![](https://cdn.prod.website-files.com/61d7d4dc76fa4b0563492a83/66477c7ea5b2eaeb3508a6b1_vectorview%20founders.png)
Vectorview recently launched!
"Custom task evaluators that red team for safety and benchmark performance"
Vectorview makes it easy to evaluate the capabilities of foundation models and LLM agents. They do this by building custom task evaluators that red team for safety and benchmark performance.
Founded by Emil Fröberg & Lukas Petersson
Problem: Sometimes, LLMs act in ways we didn't intend 🤷
It’s difficult to prevent unwanted behaviors in LLMs due to their non-deterministic nature. Testing them against every possible scenario is hard, making it tough to catch all unintended behaviors. Additionally, most evaluation benchmarks (like MMLU or BBQ) are too general, missing the specific issues that can arise in real-world use. Take this example:
![](https://cdn.prod.website-files.com/61d7d4dc76fa4b0563492a83/66477d4c55b9c655a2813f16_vv%201.png)
This issue isn’t limited to chatbots. It spans across LLM agents designed for specialized tasks and extends to AI labs striving for model safety. The task of crafting, deploying, and precisely scoring custom evaluations is complex and time-consuming.

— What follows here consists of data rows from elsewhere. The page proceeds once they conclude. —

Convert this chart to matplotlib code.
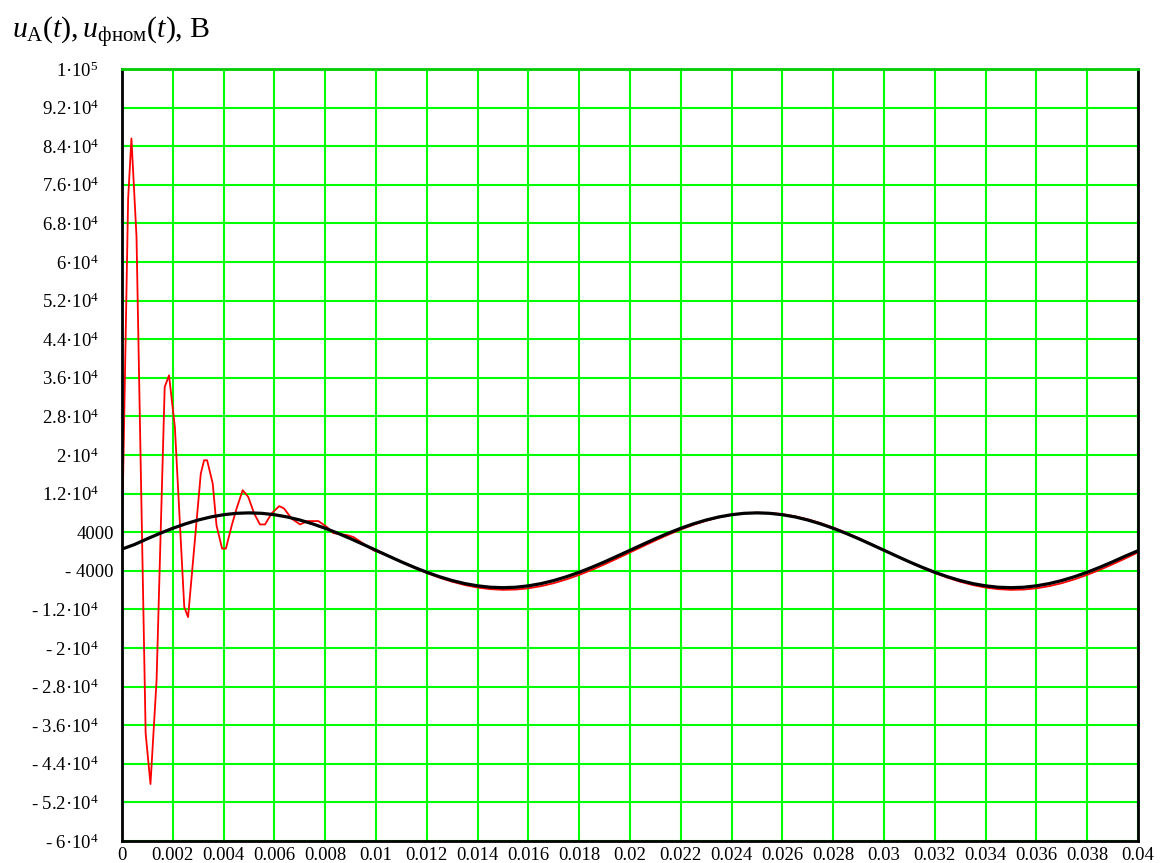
import numpy as np
import matplotlib
matplotlib.use("Agg")
import matplotlib.pyplot as plt
from matplotlib.transforms import ScaledTranslation

plt.rcParams['font.family'] = ['Liberation Serif', 'DejaVu Serif']
plt.rcParams['mathtext.fontset'] = 'custom'
plt.rcParams['mathtext.rm'] = 'Liberation Serif'
plt.rcParams['mathtext.it'] = 'Liberation Serif:italic'

# напряжение u_A(t): переходный процесс
t_red_trans = [0.0, 0.00024, 0.00037, 0.00057, 0.00093, 0.00112, 0.00136, 0.00168,
               0.00185, 0.00208, 0.00245, 0.0026, 0.0031, 0.00323, 0.00335, 0.00357,
               0.00372, 0.00394, 0.00409, 0.00432, 0.00451, 0.00475, 0.00497, 0.0052,
               0.00543, 0.00563, 0.00589, 0.00619, 0.00638, 0.00668, 0.00701, 0.0073,
               0.00773, 0.00806, 0.00832, 0.00885, 0.00911, 0.00951, 0.0099, 0.01043]
u_red_trans = [2700, 73100, 85600, 65200, -37700, -48200, -26700, 34100,
               36500, 25800, -11500, -13600, 16100, 18900, 18900, 14100,
               5400, 600, 600, 5400, 8900, 12700, 11300, 7900,
               5600, 5600, 7900, 9400, 8900, 6800, 5600, 6300,
               6300, 5100, 3800, 3400, 3000, 1600, 240, -790]

# u_A(t) после затухания, шаг 0.0005 c начиная с 0.011
t_red_steady = np.round(0.011 + 0.0005 * np.arange(59), 5)
u_red_steady = [-2180, -3360, -4450, -5430, -6270, -6960, -7480, -7810, -7950, -7890,
                -7630, -7190, -6570, -5780, -4850, -3810, -2660, -1450, -200, 1050,
                2280, 3460, 4550, 5530, 6370, 7060, 7580, 7910, 8050, 7990,
                7730, 7290, 6670, 5880, 4950, 3910, 2760, 1550, 300, -950,
                -2180, -3360, -4450, -5430, -6270, -6960, -7480, -7810, -7950, -7890,
                -7630, -7190, -6570, -5780, -4850, -3810, -2660, -1450, -200]

# u_фном(t), шаг 0.0005 c
t_black = np.round(0.0005 * np.arange(81), 5)
u_black = [500, 1460, 2650, 3770, 4810, 5730, 6520, 7160, 7620, 7910,
           8000, 7910, 7620, 7160, 6520, 5730, 4810, 3770, 2650, 1460,
           250, -960, -2150, -3270, -4310, -5230, -6020, -6660, -7120, -7410,
           -7500, -7410, -7120, -6660, -6020, -5230, -4310, -3270, -2150, -960,
           250, 1460, 2650, 3770, 4810, 5730, 6520, 7160, 7620, 7910,
           8000, 7910, 7620, 7160, 6520, 5730, 4810, 3770, 2650, 1460,
           250, -960, -2150, -3270, -4310, -5230, -6020, -6660, -7120, -7410,
           -7500, -7410, -7120, -6660, -6020, -5230, -4310, -3270, -2150, -960,
           150]

y_ticks = [100000, 92000, 84000, 76000, 68000, 60000, 52000, 44000, 36000, 28000, 20000,
           12000, 4000, -4000, -12000, -20000, -28000, -36000, -44000, -52000, -60000]
y_labels = ['1·10$^5$', '9.2·10$^4$', '8.4·10$^4$', '7.6·10$^4$', '6.8·10$^4$', '6·10$^4$',
            '5.2·10$^4$', '4.4·10$^4$', '3.6·10$^4$', '2.8·10$^4$', '2·10$^4$', '1.2·10$^4$',
            '4000', '- 4000', '- 1.2·10$^4$', '- 2·10$^4$', '- 2.8·10$^4$', '- 3.6·10$^4$',
            '- 4.4·10$^4$', '- 5.2·10$^4$', '- 6·10$^4$']
x_ticks = [0.002 * i for i in range(21)]
x_labels = ['0', '0.002', '0.004', '0.006', '0.008', '0.01', '0.012', '0.014', '0.016',
            '0.018', '0.02', '0.022', '0.024', '0.026', '0.028', '0.03', '0.032', '0.034',
            '0.036', '0.038', '0.04']

t_red = np.concatenate([t_red_trans, t_red_steady])
u_red = np.concatenate([u_red_trans, u_red_steady])

fig = plt.figure(figsize=(11.6, 8.63), dpi=100)
ax = fig.add_axes([0.1052, 0.0255, 0.8758, 0.8946])

ax.plot(t_red, u_red, color='#ff0000', lw=1.3, zorder=3)
ax.plot(t_black, u_black, color='black', lw=2.3, zorder=4)

ax.set_xlim(0, 0.04)
ax.set_ylim(-60000, 100000)
ax.set_xticks(x_ticks)
ax.set_xticklabels(x_labels, fontsize=13.5)
ax.set_yticks(y_ticks)
ax.set_yticklabels(y_labels, fontsize=13.5)
ax.tick_params(length=0, pad=6)
ax.tick_params(axis='x', pad=4)
ax.grid(True, color='#00ff00', lw=1.5, zorder=1)
ax.set_axisbelow(True)
for s in ax.spines.values():
    s.set_color('black')
    s.set_linewidth(2)
    s.set_zorder(5)
ax.spines['top'].set_color('#00cc00')

# метки со степенью сдвинуты левее, как в Mathcad
for lab in ax.get_yticklabels():
    if '$' in lab.get_text():
        lab.set_transform(lab.get_transform() + ScaledTranslation(-0.15, 0, fig.dpi_scale_trans))

fig.text(0.010, 0.955, r'$u_{\mathrm{A}}(t),u_{\mathrm{фном}}(t)$, В', fontsize=21.5,
         ha='left', va='baseline')

fig.savefig('out.png', dpi=100)
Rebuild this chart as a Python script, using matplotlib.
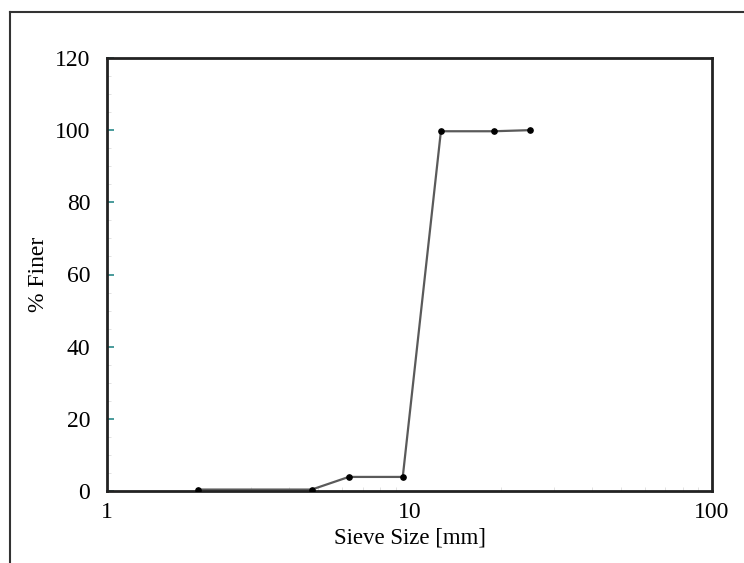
import numpy as np
import matplotlib.pyplot as plt
from matplotlib.lines import Line2D
from matplotlib.ticker import FixedLocator, NullFormatter

sieve_mm = [2.0, 4.75, 6.3, 9.5, 12.7, 19.0, 25.0]
pct_finer = [0.4, 0.4, 3.9, 3.9, 99.7, 99.7, 100.0]
x_ticks = [1, 10, 100]
y_ticks = [0, 20, 40, 60, 80, 100, 120]

plt.rcParams['font.family'] = ['Liberation Serif', 'DejaVu Serif']

fig = plt.figure(figsize=(7.44, 5.63), dpi=100)
ax = fig.add_axes([107/744, 1 - 491/563, (712-107)/744, (491-58)/563])

ax.plot(sieve_mm, pct_finer, '-', color='#5a5a5a', lw=1.6, zorder=2)
ax.plot(sieve_mm, pct_finer, 'o', color='black', ms=3.8, zorder=3)

ax.set_xscale('log')
ax.set_xlim(1, 100)
ax.set_ylim(0, 120)
ax.set_xticks(x_ticks)
ax.set_xticklabels([str(t) for t in x_ticks])
ax.xaxis.set_minor_formatter(NullFormatter())
ax.set_yticks(y_ticks)
ax.yaxis.set_minor_locator(FixedLocator(np.arange(0, 121, 5)))

ax.tick_params(axis='y', which='major', direction='in', length=5, width=1.2,
               color='#2a8a8a', labelsize=17, pad=12)
ax.tick_params(axis='x', which='major', direction='in', length=0,
               labelsize=17, pad=8)
ax.tick_params(which='minor', direction='in', length=3, width=0.6, color='#dddddd')

for s in ax.spines.values():
    s.set_linewidth(2)
    s.set_color('#222222')

ax.set_xlabel('Sieve Size [mm]', fontsize=16.5, labelpad=3)
ax.set_ylabel('% Finer', fontsize=17, labelpad=4)

# partial outer frame (top and left)
fig.add_artist(Line2D([10/744, 1], [1 - 12/563, 1 - 12/563], color='#333333', lw=1.5))
fig.add_artist(Line2D([10/744, 10/744], [0, 1 - 12/563], color='#333333', lw=1.5))

fig.savefig('out.png', dpi=100)
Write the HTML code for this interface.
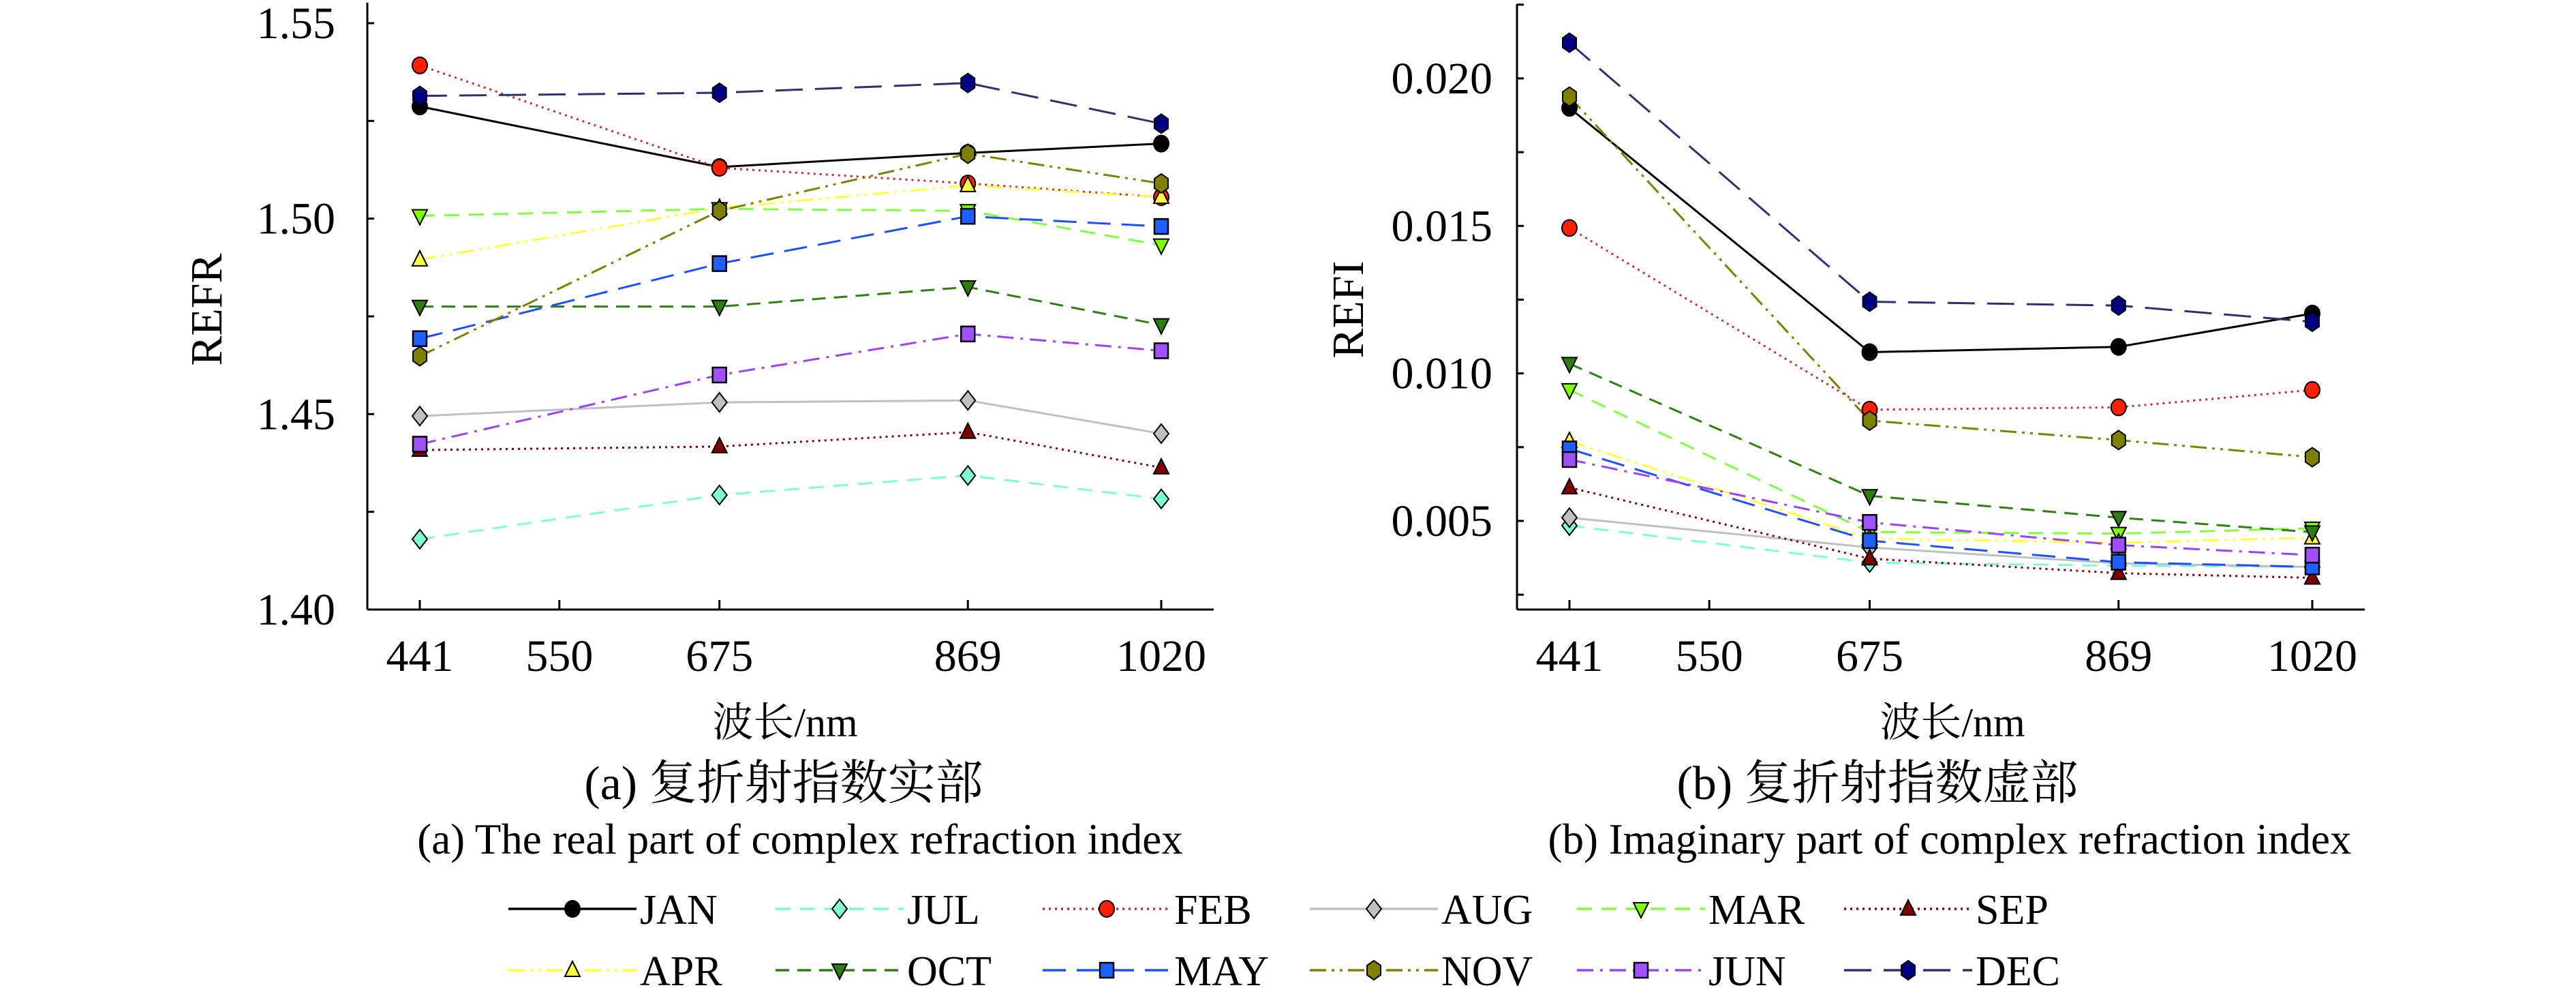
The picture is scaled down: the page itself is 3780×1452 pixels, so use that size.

Solution: Enabling access to custom evaluations 🔓
Each use case demands a custom evaluation. In the case of the Chevrolet chatbot, Vectorview's custom auto-red teaming solution could be implemented to prevent the mistake.
![](https://cdn.prod.website-files.com/61d7d4dc76fa4b0563492a83/66477dc1fa95929361e697df_vv2.png)
The platform offers a suite of custom evaluation tools designed to benchmark AI applications against specific, real-world scenarios they are likely to encounter. This targeted approach ensures that AI behaves as intended, mitigating the risk of unintended behaviors that generic benchmarks often miss.